Do Garden Birds Live Here All Year Round?
Some birds such as willow warblers and chiffchaffs are summer visitors to the UK. They fly in from the Mediterranean and Africa to spend the summer here, before flying back to avoid our winter. Other garden birds live in the UK all year round: blackbirds, great tits, blue tits, robins, house sparrows, chaffinches.
When Do Garden Birds Nest?
Birds start to nest from March onwards. The average life span of a garden bird is one to two years old, with larger species such as blackbirds living longer than smaller ones. It might not be the same old friendly robin you see every year in your garden, sadly!
Won’t Birds Damage Plants as Well?
If you are worried about crops getting eaten by your feathered friends, think about using bird netting. In my experience, it is generally only the wood pigeons that cause a little bit of trouble in the fruit and veg garden. They enjoy snacking on cabbages and peas as well as a variety of shoots, buds and berries if given a chance. If you use netting, be careful that plants don’t get caught up in it as they grow.
To stop wood pigeons from eating new plants in raised beds, try using canes about 12 inches long pushed in right next to each plant. This works to keep them off – it means they can’t easily land or waddle about as they would on the ground. Tall-sided grows bags with no space for pigeons to land in are great too.

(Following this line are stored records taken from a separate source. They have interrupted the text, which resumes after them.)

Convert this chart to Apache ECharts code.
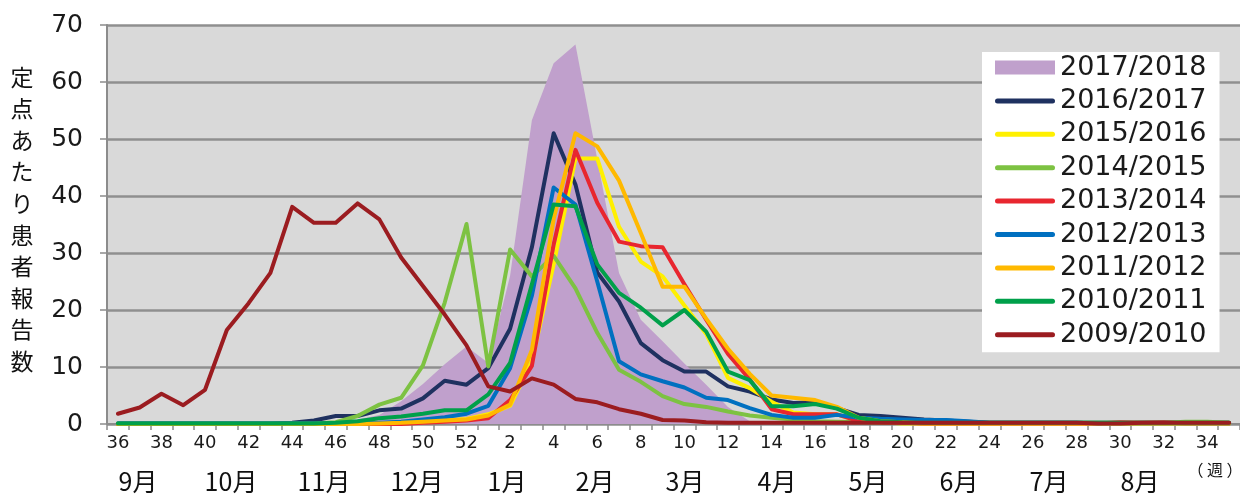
<!DOCTYPE html>
<html>
<head>
<meta charset="utf-8">
<script src="https://cdn.jsdelivr.net/npm/echarts@6/dist/echarts.min.js"></script>
<style>
  html, body { margin: 0; padding: 0; background: #fff; }
  #chart { width: 1240px; height: 499px; }
</style>
</head>
<body>
<div id="chart"></div>
<script>
// Week categories (season runs from week 36 to week 35 of the next year)
const weeks = [36,37,38,39,40,41,42,43,44,45,46,47,48,49,50,51,52,
  1,2,3,4,5,6,7,8,9,10,11,12,13,14,15,16,17,18,19,20,21,22,23,24,25,26,27,28,29,30,31,32,33,34,35].map(String);

const seriesNames = ['2017/2018','2016/2017','2015/2016','2014/2015','2013/2014','2012/2013','2011/2012','2010/2011','2009/2010'];

const s2017_2018 = [0,0,0,0,0,0,0,0,0,0,0.3,0.8,1.6,4.0,7.0,10.5,13.6,
  10.7,26.0,53.3,63.3,66.6,46.5,26.5,18.3,14.5,10.6,
  6.9,3.0,0.5,0,0,0,0,0,0,0,
  0,0,0,0,0,0,0,0,0,0,
  0,0,0,0,0];
const s2016_2017 = [0.1,0.1,0.1,0.1,0.1,0.1,0.1,0.1,0.2,0.6,1.4,1.4,2.4,2.7,4.5,7.6,6.9,
  9.8,16.7,31.0,51.0,42.0,26.6,21.5,14.2,11.2,9.2,
  9.2,6.6,5.7,4.3,3.7,3.8,2.8,1.6,1.4,1.1,
  0.8,0.6,0.4,0.2,0.2,0.2,0.2,0.2,0.2,0.2,
  0.2,0.2,0.2,0.2,0.2];
const s2015_2016 = [0,0,0,0,0,0,0,0,0,0,0,0,0,0.1,0.3,0.6,0.9,
  1.7,3.2,11.0,28.0,46.6,46.6,34.6,28.5,25.9,20.8,
  15.8,8.1,6.3,3.9,2.0,1.7,1.7,0.5,0.3,0.1,
  0.1,0.1,0.1,0.1,0.1,0.1,0.1,0.1,0.1,0.1,
  0.1,0.1,0.1,0.1,0.1];
const s2014_2015 = [0.1,0.1,0.1,0.1,0.1,0.1,0.1,0.1,0.1,0.1,0.3,1.4,3.4,4.6,10.3,21.3,35.1,
  10.1,30.6,25.9,29.5,23.8,16.0,9.5,7.4,4.9,3.5,
  3.0,2.2,1.5,1.1,0.8,0.5,0.4,0.3,0.2,0.2,
  0.2,0.2,0.2,0.2,0.2,0.2,0.2,0.2,0.2,0.2,
  0.2,0.2,0.4,0.4,0.2];
const s2013_2014 = [0,0,0,0,0,0,0,0,0,0,0,0,0,0,0.2,0.4,0.6,
  1.0,4.2,10.2,31.5,48.1,38.8,32.0,31.2,31.0,24.5,
  18.3,12.3,7.8,2.6,1.7,1.7,1.7,0.5,0.3,0.2,
  0.1,0.1,0.1,0.1,0.1,0.1,0.1,0.1,0.1,0.3,
  0.2,0.3,0.1,0.1,0.1];
const s2012_2013 = [0.1,0.1,0.1,0.1,0.1,0.1,0.1,0.1,0.1,0.1,0.1,0.1,0.2,0.4,0.8,1.2,1.8,
  3.2,9.8,22.5,41.5,38.5,25.0,11.0,8.7,7.5,6.4,
  4.6,4.2,2.8,1.6,1.1,1.1,1.6,1.1,0.9,0.8,
  0.7,0.7,0.5,0.2,0.2,0.2,0.2,0.2,0.1,0.1,
  0.1,0.1,0.1,0.1,0.1];
const s2011_2012 = [0,0,0,0,0,0,0,0,0,0,0,0,0.1,0.2,0.4,0.6,0.8,
  1.5,3.4,13.0,36.0,51.0,48.7,42.7,33.5,24.1,24.1,
  18.5,13.2,8.8,5.0,4.6,4.2,3.0,1.1,0.5,0.3,
  0.1,0.1,0.1,0.1,0.1,0.1,0.1,0.1,0.1,0.1,
  0.1,0.1,0.1,0.1,0.1];
const s2010_2011 = [0.1,0.1,0.1,0.1,0.1,0.1,0.1,0.1,0.1,0.1,0.2,0.5,1.0,1.3,1.8,2.4,2.4,
  5.2,10.7,24.5,38.5,38.2,28.0,23.0,20.4,17.3,20.0,
  16.2,9.2,7.7,3.1,3.1,3.5,2.7,1.1,0.5,0.3,
  0.2,0.2,0.2,0.2,0.2,0.2,0.2,0.2,0.2,0.2,
  0.2,0.2,0.2,0.2,0.2];
const s2009_2010 = [1.8,2.9,5.3,3.3,6.0,16.5,21.2,26.5,38.1,35.3,35.3,38.7,35.9,29.2,24.2,19.2,13.8,
  6.6,5.7,8.0,6.9,4.4,3.8,2.6,1.8,0.7,0.6,
  0.3,0.2,0.2,0.2,0.2,0.2,0.2,0.2,0.2,0.2,
  0.2,0.2,0.2,0.2,0.2,0.2,0.2,0.2,0.1,0.1,
  0.2,0.2,0.2,0.2,0.2];

const monthLabels = ['9月','10月','11月','12月','1月','2月','3月','4月','5月','6月','7月','8月'];
const yTitle = '定点あたり患者報告数';
const weekUnit = '（ 週 ）';

const seriesValues = [s2017_2018, s2016_2017, s2015_2016, s2014_2015, s2013_2014, s2012_2013, s2011_2012, s2010_2011, s2009_2010];
const colors = ['#C0A0CC','#1F3160','#FFF000','#7DC242','#E8262F','#0070C0','#FFB900','#00A04A','#9B1C20'];

const monthX = [138, 231, 324, 417, 507, 595, 685, 777, 868, 959, 1049, 1140];

const chart = echarts.init(document.getElementById('chart'));

const series = seriesNames.map((name, i) => {
  const base = {
    name: name,
    type: 'line',
    data: seriesValues[i],
    symbol: 'none',
    smooth: false,
    color: colors[i],
    animation: false
  };
  if (i === 0) {
    base.lineStyle = { width: 0, color: colors[i] };
    base.areaStyle = { color: colors[i], opacity: 1 };
    base.z = 1;
  } else {
    base.lineStyle = { width: 4, color: colors[i], join: 'round', cap: 'round' };
    base.z = 2 + i;
  }
  return base;
});

const graphics = [];
monthLabels.forEach((m, i) => {
  graphics.push({
    type: 'text', x: monthX[i], y: 481,
    style: { text: m, fontSize: 25, fontFamily: 'Noto Sans CJK JP', fill: '#111', align: 'center', verticalAlign: 'middle' }
  });
});
graphics.push({
  type: 'text', x: 22, y: 61,
  style: { text: yTitle.split('').join('\n'), fontSize: 23, lineHeight: 31.6, fontFamily: 'Noto Sans CJK JP', fill: '#111', align: 'center', verticalAlign: 'top' }
});
graphics.push({
  type: 'text', x: 1215, y: 470,
  style: { text: weekUnit, fontSize: 16, fontFamily: 'Noto Sans CJK JP', fill: '#111', align: 'center', verticalAlign: 'middle' }
});

const lineIcon = 'path://M2.5,0 L57.5,0 Q60,0 60,2.5 Q60,5 57.5,5 L2.5,5 Q0,5 0,2.5 Q0,0 2.5,0 Z';

chart.setOption({
  animation: false,
  grid: { left: 107, top: 25, right: -5, bottom: 75, show: true, backgroundColor: '#D9D9D9', borderWidth: 0 },
  legend: {
    orient: 'vertical', left: 982, top: 52,
    itemWidth: 60, itemHeight: 14, itemGap: 6.4, itemTextGap: 5,
    padding: [2, 13, 4, 13],
    backgroundColor: '#ffffff',
    textStyle: { fontFamily: 'DejaVu Sans', fontSize: 27, lineHeight: 27, color: '#1a1a1a' },
    data: seriesNames.map((n, i) => i === 0
      ? { name: n, icon: 'rect', itemStyle: { color: colors[i], borderWidth: 0 } }
      : { name: n, icon: lineIcon, itemStyle: { color: colors[i], borderWidth: 0 } })
  },
  xAxis: {
    type: 'category', data: weeks, boundaryGap: true,
    axisLine: { show: true, lineStyle: { color: '#8c8c8c', width: 2 } },
    axisTick: { show: true, interval: 0, length: 6, lineStyle: { color: '#8c8c8c', width: 1.5 } },
    axisLabel: { interval: 1, fontSize: 18, fontFamily: 'DejaVu Sans', color: '#1a1a1a', margin: 10 },
    splitLine: { show: false }
  },
  yAxis: {
    type: 'value', min: 0, max: 70, interval: 10,
    axisLine: { show: true, lineStyle: { color: '#8c8c8c', width: 2 } },
    axisTick: { show: true, length: 7, lineStyle: { color: '#8c8c8c', width: 1.5 } },
    axisLabel: { fontSize: 25, fontFamily: 'DejaVu Sans', color: '#1a1a1a', margin: 24 },
    splitLine: { show: true, lineStyle: { color: '#8f8f8f', width: 2.5 } }
  },
  graphic: graphics,
  series: series
});
</script>
</body>
</html>
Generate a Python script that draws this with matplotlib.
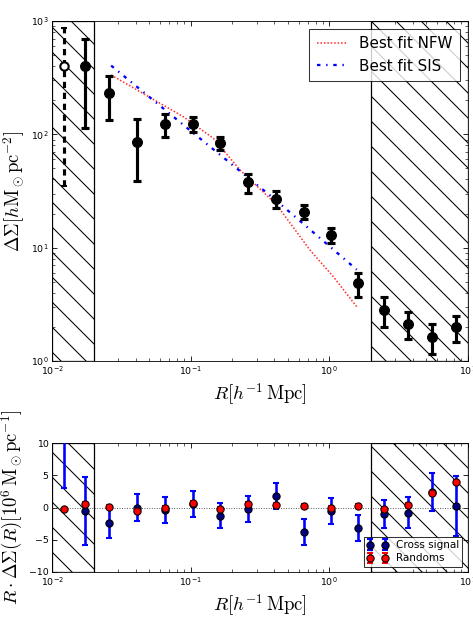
import numpy as np
import matplotlib
matplotlib.use("Agg")
import matplotlib.pyplot as plt

plt.rcParams["mathtext.fontset"] = "cm"
plt.rcParams["font.family"] = "DejaVu Sans"

# ── data ───────────────────────────────────────────────────────────────────────
R_BIN = [0.0172, 0.0258, 0.0409, 0.0650, 0.1030, 0.163, 0.26, 0.415,
         0.655, 1.03, 1.62, 2.49, 3.72, 5.55, 8.3]
DS = [400, 230, 86, 124, 123, 83, 38, 27, 20.7, 12.9, 4.85, 2.82, 2.12, 1.64, 2.0]
DS_HI = [689, 330, 136, 152, 141, 95, 45, 31.8, 23.8, 15.0, 6.0, 3.69, 2.72, 2.12, 2.5]
DS_LO = [114, 134, 39, 94, 105, 72, 30.2, 22.2, 17.8, 11.1, 3.65, 2.0, 1.55, 1.15, 1.48]

R_OPEN = [0.0122]
DS_OPEN = [403]
DS_OPEN_HI = [867]
DS_OPEN_LO = [35]

R_NFW = [0.0266, 0.0883, 0.146, 0.227, 0.418, 0.727, 1.07, 1.58]
DS_NFW = [334, 143, 92, 48.4, 23.8, 9.5, 5.55, 3.01]

R_SIS = [0.0266, 0.1, 0.4, 1.58]
DS_SIS = [404, 107, 27, 6.4]

R_ALL = [0.0122] + R_BIN
CROSS = [12.0, -0.57, -2.35, 0.0, -0.4, 0.52, -1.25, -0.2, 1.8, -3.84, -0.6,
         -3.17, -1.04, -0.78, 2.46, 0.23]
CROSS_ERR = [9.0, 5.27, 2.45, 2.1, 2.0, 2.05, 2.0, 2.0, 2.0, 2.0, 2.02, 2.0,
             2.2, 2.47, 2.96, 4.67]
RANDOMS = [-0.3, 0.5, 0.1, -0.5, -0.13, 0.75, -0.23, 0.5, 0.39, 0.23, -0.13,
           0.3, -0.3, 0.36, 2.3, 4.02]
RANDOMS_ERR = [0.3] * 16

# ── figure ─────────────────────────────────────────────────────────────────────
DPI = 75
fig = plt.figure(figsize=(473 / DPI, 617 / DPI), dpi=DPI)
ax1 = fig.add_axes([0.1106, 0.4149, 0.8782, 0.5511])
ax2 = fig.add_axes([0.1106, 0.0734, 0.8782, 0.2081])

for ax in (ax1, ax2):
    ax.set_xscale("log")
    ax.set_xlim(0.01, 10)
    ax.axvspan(0.01, 0.02, fill=False, hatch="\\", edgecolor="k", lw=1.2, zorder=1)
    ax.axvspan(2, 10, fill=False, hatch="\\", edgecolor="k", lw=1.2, zorder=1)
    ax.tick_params(which="both", direction="in", top=True, right=True, labelsize=9)
    ax.tick_params(which="major", length=5)
    ax.tick_params(which="minor", length=2.5)

# top panel
y = np.array(DS)
yerr = [y - np.array(DS_LO), np.array(DS_HI) - y]
ax1.errorbar(R_BIN, DS, yerr=yerr, fmt="o", color="k", ms=9.5, elinewidth=3,
             capsize=3.5, capthick=3, zorder=4)
eb = ax1.errorbar(R_OPEN, DS_OPEN,
                  yerr=[np.array(DS_OPEN) - np.array(DS_OPEN_LO),
                        np.array(DS_OPEN_HI) - np.array(DS_OPEN)],
                  fmt="o", mfc="w", mec="k", mew=2, color="k", ms=8,
                  elinewidth=3, capsize=3, capthick=3, zorder=4)
eb[2][0].set_linestyle((0, (2, 1.5)))

ax1.plot(R_NFW, DS_NFW, color="#ff3030", lw=1.5, ls=(0, (1, 1.2)),
         label="Best fit NFW", zorder=3)
ax1.plot(R_SIS, DS_SIS, color="blue", lw=2.2, ls=(0, (1.5, 2.5, 0.6, 2.5)),
         label="Best fit SIS", zorder=3)

ax1.set_yscale("log")
ax1.set_ylim(1, 1000)
ax1.set_xlabel(r"$R[h^{-1}\,\mathrm{Mpc}]$", fontsize=18)
ax1.set_ylabel(r"$\Delta\Sigma[h\mathrm{M}_\odot\mathrm{pc}^{-2}]$", fontsize=18)
leg = ax1.legend(loc="upper right", fontsize=14.5, fancybox=False,
                 handlelength=2.0, borderpad=0.5)
leg.get_frame().set_edgecolor("k")

# bottom panel
ax2.axhline(0, color="0.3", ls=":", lw=0.9, zorder=2)
ax2.errorbar(R_ALL, CROSS, yerr=CROSS_ERR, fmt="o", color="blue", mfc="#000080",
             mec="k", ms=7, elinewidth=2.5, capsize=3, capthick=2,
             label="Cross signal", zorder=4)
ax2.errorbar(R_ALL, RANDOMS, yerr=RANDOMS_ERR, fmt="o", color="red", mfc="red",
             mec="k", ms=7, elinewidth=2.5, capsize=3, capthick=2,
             label="Randoms", zorder=5)
ax2.set_ylim(-10, 10)
ax2.set_yticks([-10, -5, 0, 5, 10])
ax2.set_xlabel(r"$R[h^{-1}\,\mathrm{Mpc}]$", fontsize=18)
ax2.set_ylabel(r"$R\cdot\Delta\Sigma(R)[10^6\,\mathrm{M}_\odot\mathrm{pc}^{-1}]$",
               fontsize=18)
leg2 = ax2.legend(loc="lower right", fontsize=10, numpoints=2, fancybox=False,
                  handlelength=2.0, borderpad=0.3, labelspacing=0.3)
leg2.get_frame().set_edgecolor("k")

fig.savefig("out.png", dpi=DPI)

Restore the Balance of Nature in Your Garden
In the end, it’s important to remember that yes, your garden birds may take a few of your crops if you are growing fruit and vegetables – but they are also chomping on insects that would otherwise be ransacking your plants. It’s all about getting the balance right.
Once you start to get more birds coming into the garden, see how many different species you can spot. Put your bird feeders and nest boxes where you can easily see them from your windows – this way, you’ll be able to spot your garden visitors without disturbing them. It’s good fun!